Les principaux freins au développement de la distribution dématérialisée ne sont pas forcément là où on les attendrait. A l'heure actuelle, ni les débits, ni le piratage ne sont un obstacle. Les accès haut débit représentent désormais 90 % du marché Internet en France selon l'Arcep. Quant au piratage, le phénomène ne revêt pas l'ampleur qu'il a dans l'industrie musicale et ne concerne que les grosses productions. Selon une étude citée par le studio indépendant français Load Inc, les jeux qui se vendent à moins de 200.000 exemplaires ne sont quasiment pas piratés. Ce qui représenterait 95 % de la production annuelle. Par ailleurs, avec les nouvelles plates-formes de téléchargement comme Steam, qui mettent à jour les jeux en temps réel au fur et à mesure de leurs mises à jour par les développeurs, toute tentative de "craquage" d'un jeu devient rapidement caduque.

 

Par conséquent, l'obstacle principal aujourd'hui vient des conséquences que le développement du téléchargement entraîne sur la chaîne de valeur de l'industrie.
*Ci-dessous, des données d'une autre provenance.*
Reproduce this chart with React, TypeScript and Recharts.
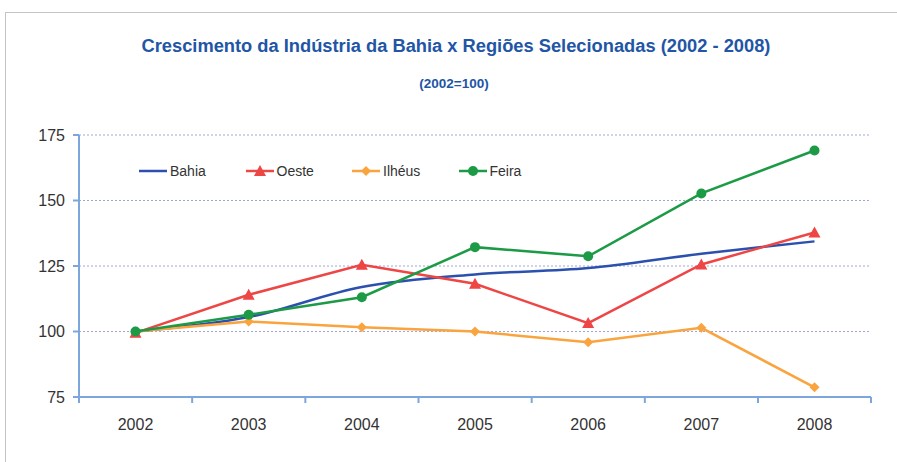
import { LineChart, Line, XAxis, YAxis, CartesianGrid } from 'recharts';

const years = ['2002', '2003', '2004', '2005', '2006', '2007', '2008'];
const bahia = [100, 105.5, 117, 121.8, 124.2, 129.7, 134.4];
const oeste = [99.5, 114, 125.5, 118.2, 103.2, 125.6, 137.8];
const ilheus = [100, 103.8, 101.6, 100, 95.9, 101.4, 78.7];
const feira = [100, 106.4, 113.1, 132.2, 128.7, 152.7, 169.1];
const yTicks = [75, 100, 125, 150, 175];

const SERIES = [
  { key: 'bahia', label: 'Bahia', color: '#2B50AE', marker: 'none' },
  { key: 'oeste', label: 'Oeste', color: '#EE4545', marker: 'triangle' },
  { key: 'ilheus', label: 'Ilhéus', color: '#F9A43E', marker: 'diamond' },
  { key: 'feira', label: 'Feira', color: '#1C9A46', marker: 'circle' },
];

const data = years.map((year, i) => ({
  year,
  bahia: bahia[i],
  oeste: oeste[i],
  ilheus: ilheus[i],
  feira: feira[i],
}));

const AXIS_COLOR = '#7DA6DE';
const HALF_BAND = 56.5;
const font = 'Liberation Sans, Arial';

function Marker({ kind, cx, cy, color }: { kind: string; cx: number; cy: number; color: string }) {
  if (kind === 'triangle') {
    return <polygon points={`${cx},${cy - 6} ${cx + 6},${cy + 5} ${cx - 6},${cy + 5}`} fill={color} />;
  }
  if (kind === 'diamond') {
    return <polygon points={`${cx},${cy - 5} ${cx + 5},${cy} ${cx},${cy + 5} ${cx - 5},${cy}`} fill={color} />;
  }
  if (kind === 'circle') {
    return <circle cx={cx} cy={cy} r={5} fill={color} />;
  }
  return null;
}

const makeDot = (kind: string, color: string) => (props: any) => {
  const { cx, cy, index } = props;
  if (cx == null || cy == null) return <g key={index} />;
  return <Marker key={index} kind={kind} cx={cx} cy={cy} color={color} />;
};

const XTick = (props: any) => {
  const { x, y, payload, index } = props;
  return (
    <g>
      <line x1={x - HALF_BAND} x2={x - HALF_BAND} y1={y} y2={y + 6} stroke={AXIS_COLOR} strokeWidth={2} />
      {index === years.length - 1 && (
        <line x1={x + HALF_BAND} x2={x + HALF_BAND} y1={y} y2={y + 6} stroke={AXIS_COLOR} strokeWidth={2} />
      )}
      <text x={x} y={y + 33} textAnchor="middle" fontSize={16} fill="#333" fontFamily={font}>
        {payload.value}
      </text>
    </g>
  );
};

export default function App() {
  return (
    <div style={{ position: 'absolute', left: 0, top: 0, width: 897, height: 462, background: '#fff', overflow: 'hidden' }}>
      <div
        style={{
          position: 'absolute',
          left: 5,
          top: 12,
          width: 900,
          height: 470,
          border: '1px solid #c4c4c4',
          boxSizing: 'border-box',
        }}
      />
      <div
        style={{
          position: 'absolute',
          top: 35,
          left: 0,
          width: 912,
          textAlign: 'center',
          fontFamily: font,
          fontWeight: 'bold',
          fontSize: 18.3,
          color: '#2255A5',
        }}
      >
        Crescimento da Indústria da Bahia x Regiões Selecionadas (2002 - 2008)
      </div>
      <div
        style={{
          position: 'absolute',
          top: 76,
          left: 0,
          width: 908,
          textAlign: 'center',
          fontFamily: font,
          fontWeight: 'bold',
          fontSize: 13.5,
          color: '#2255A5',
        }}
      >
        (2002=100)
      </div>
      <div style={{ position: 'absolute', left: 0, top: 0 }}>
        <LineChart width={897} height={462} data={data} margin={{ top: 135, right: 26, bottom: 35, left: 29 }}>
          <CartesianGrid vertical={false} stroke="#A0A6D8" strokeDasharray="2 2" />
          <XAxis
            dataKey="year"
            height={30}
            padding={{ left: HALF_BAND, right: HALF_BAND }}
            axisLine={{ stroke: AXIS_COLOR, strokeWidth: 2 }}
            tickLine={false}
            tickSize={0}
            tickMargin={0}
            tick={<XTick />}
            interval={0}
          />
          <YAxis
            width={50}
            domain={[75, 175]}
            ticks={yTicks}
            axisLine={{ stroke: AXIS_COLOR, strokeWidth: 2 }}
            tickLine={{ stroke: AXIS_COLOR, strokeWidth: 2 }}
            tickSize={6}
            tickMargin={8}
            tick={{ fontSize: 16, fill: '#333', fontFamily: font }}
          />
          {SERIES.map((s) => (
            <Line
              key={s.key}
              dataKey={s.key}
              name={s.label}
              type={s.key === 'bahia' ? 'monotone' : 'linear'}
              stroke={s.color}
              strokeWidth={2.5}
              dot={makeDot(s.marker, s.color)}
              activeDot={false}
              isAnimationActive={false}
            />
          ))}
        </LineChart>
      </div>
      <div
        style={{
          position: 'absolute',
          top: 163,
          left: 139,
          display: 'flex',
          fontFamily: font,
          fontSize: 14,
          color: '#333',
        }}
      >
        {SERIES.map((s) => (
          <div key={s.key} style={{ width: 106.5, display: 'flex', alignItems: 'center' }}>
            <svg width={30} height={16}>
              <line x1={0} x2={28} y1={8} y2={8} stroke={s.color} strokeWidth={2.5} />
              <Marker kind={s.marker} cx={14} cy={8} color={s.color} />
            </svg>
            <span style={{ marginLeft: 1 }}>{s.label}</span>
          </div>
        ))}
      </div>
    </div>
  );
}
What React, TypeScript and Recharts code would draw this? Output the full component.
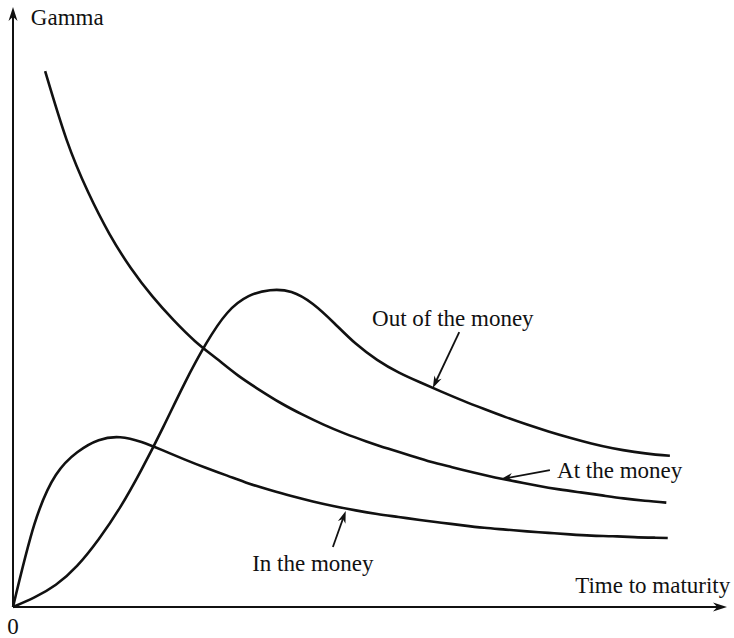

Chaque maillon de la chaîne cherche à préserver ses plates-bandes. Selon Emmanuel Forsans, président de l'AFJV, les distributeurs traditionnels feraient notamment pression sur les éditeurs, et eux à leur tour sur les plates-formes de téléchargement, pour que les prix de vente soient les mêmes en téléchargement qu'en magasin. Leur moyen de pression : le nombre de mises en place en boutique.

 


Répartition moyenne des marges sur le prix de vente d'un jeu PC hors TVA en France
© AFJV, décembre 2006

 

Des prix que justifient ensuite les distributeurs comme Boonty ou Metaboli par les coûts de bande passante, mais l'explication laisse de marbre beaucoup de gamers. En effet, un certain nombre de coûts disparaissent à diverses étapes de la chaîne de valeur : fabrication, stockage, transport, retour pour invendus… Mais les marges de ces intermédiaires disparaissent aussi… Ainsi, Denis Bourdain, vice président de Load Inc., précise que sur un jeu vendu 29,90 euros en magasin, il ne gagnait que 3,10 euros. Avec un prix de vente de 9,90 euros sur Xbox Live Arcade, sa marge est supérieure.

 

 
Mathieu Nouzareth, président de Boonty
 

L'autre pression est liée aux dates de mise en vente des jeux. Si Metaboli indique que de plus en plus d'éditeurs acceptent de sortir leurs jeux en dématérialisation au même moment qu'en magasin - Atari, THK, Codemaster, Eidos en sortiraient même certains en jour 1 dans le cadre des systèmes de vente par abonnement -, Boonty confie qu'il faut encore "convaincre les éditeurs de sortir leurs jeux, et au même moment que dans la distribution physique." Car ils ont peur de la cannibalisation.

 

C'est pourquoi, en dehors des jeux casual, qui ne sortent pas en magasin, une faible proportion des jeux vidéo sort en téléchargement. Entre 20 et 30 %, selon Boonty. Certains jeux sortent aussi en "back catalogue", c'est-à-dire au bout de trois ou quatre mois, quand le cycle de vie du produit est déjà sur le déclin, afin de lui donner une deuxième vie commerciale. Certains éditeurs, comme Electronic Arts, choisissent quant à eux d'éviter les ventes dans le cadre des abonnements, c'est-à-dire hors des modèles les plus avantageux pour les joueurs.

 

Aujourd'hui, parmi les acteurs historiques de l'industrie, l'innovation dans les modèles vient plutôt des consoliers et de leurs boutiques en ligne. Les fabricants, qui sont aussi éditeurs, cherchent à développer plusieurs marchés de front, tout en intégrant les réseaux de magasin à leur stratégie afin de ménager la chèvre et le chou.